-------- Provided entries --------

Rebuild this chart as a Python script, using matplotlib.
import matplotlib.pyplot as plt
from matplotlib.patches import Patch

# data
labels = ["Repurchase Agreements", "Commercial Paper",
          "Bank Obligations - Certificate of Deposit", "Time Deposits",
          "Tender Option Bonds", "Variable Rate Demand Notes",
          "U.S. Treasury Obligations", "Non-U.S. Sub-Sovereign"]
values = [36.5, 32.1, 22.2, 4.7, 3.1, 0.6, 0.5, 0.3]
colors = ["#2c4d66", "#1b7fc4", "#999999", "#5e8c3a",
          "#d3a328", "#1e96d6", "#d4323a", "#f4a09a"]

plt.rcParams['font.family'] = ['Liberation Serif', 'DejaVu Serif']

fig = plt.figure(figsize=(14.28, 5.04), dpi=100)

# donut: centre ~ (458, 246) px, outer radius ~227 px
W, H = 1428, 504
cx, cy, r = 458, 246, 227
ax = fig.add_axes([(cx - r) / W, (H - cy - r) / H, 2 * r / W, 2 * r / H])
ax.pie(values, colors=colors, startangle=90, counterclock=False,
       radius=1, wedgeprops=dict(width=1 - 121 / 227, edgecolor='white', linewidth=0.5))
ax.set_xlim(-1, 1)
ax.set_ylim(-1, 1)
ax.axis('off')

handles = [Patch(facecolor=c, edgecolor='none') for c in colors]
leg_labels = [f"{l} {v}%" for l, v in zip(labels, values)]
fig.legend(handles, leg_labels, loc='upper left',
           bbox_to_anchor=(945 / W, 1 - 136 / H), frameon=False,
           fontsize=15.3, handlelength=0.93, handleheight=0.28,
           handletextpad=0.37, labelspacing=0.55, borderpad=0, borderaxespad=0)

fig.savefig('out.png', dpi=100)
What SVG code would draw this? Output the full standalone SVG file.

--------

■ **Problem**:
Your task is to output all of the data above word for word.

■ **Task response**:
Rebuild this chart as a Python script, using matplotlib.
import matplotlib.pyplot as plt
from matplotlib.patches import Patch

# data
labels = ["Repurchase Agreements", "Commercial Paper",
          "Bank Obligations - Certificate of Deposit", "Time Deposits",
          "Tender Option Bonds", "Variable Rate Demand Notes",
          "U.S. Treasury Obligations", "Non-U.S. Sub-Sovereign"]
values = [36.5, 32.1, 22.2, 4.7, 3.1, 0.6, 0.5, 0.3]
colors = ["#2c4d66", "#1b7fc4", "#999999", "#5e8c3a",
          "#d3a328", "#1e96d6", "#d4323a", "#f4a09a"]

plt.rcParams['font.family'] = ['Liberation Serif', 'DejaVu Serif']

fig = plt.figure(figsize=(14.28, 5.04), dpi=100)

# donut: centre ~ (458, 246) px, outer radius ~227 px
W, H = 1428, 504
cx, cy, r = 458, 246, 227
ax = fig.add_axes([(cx - r) / W, (H - cy - r) / H, 2 * r / W, 2 * r / H])
ax.pie(values, colors=colors, startangle=90, counterclock=False,
       radius=1, wedgeprops=dict(width=1 - 121 / 227, edgecolor='white', linewidth=0.5))
ax.set_xlim(-1, 1)
ax.set_ylim(-1, 1)
ax.axis('off')

handles = [Patch(facecolor=c, edgecolor='none') for c in colors]
leg_labels = [f"{l} {v}%" for l, v in zip(labels, values)]
fig.legend(handles, leg_labels, loc='upper left',
           bbox_to_anchor=(945 / W, 1 - 136 / H), frameon=False,
           fontsize=15.3, handlelength=0.93, handleheight=0.28,
           handletextpad=0.37, labelspacing=0.55, borderpad=0, borderaxespad=0)

fig.savefig('out.png', dpi=100)
What SVG code would draw this? Output the full standalone SVG file.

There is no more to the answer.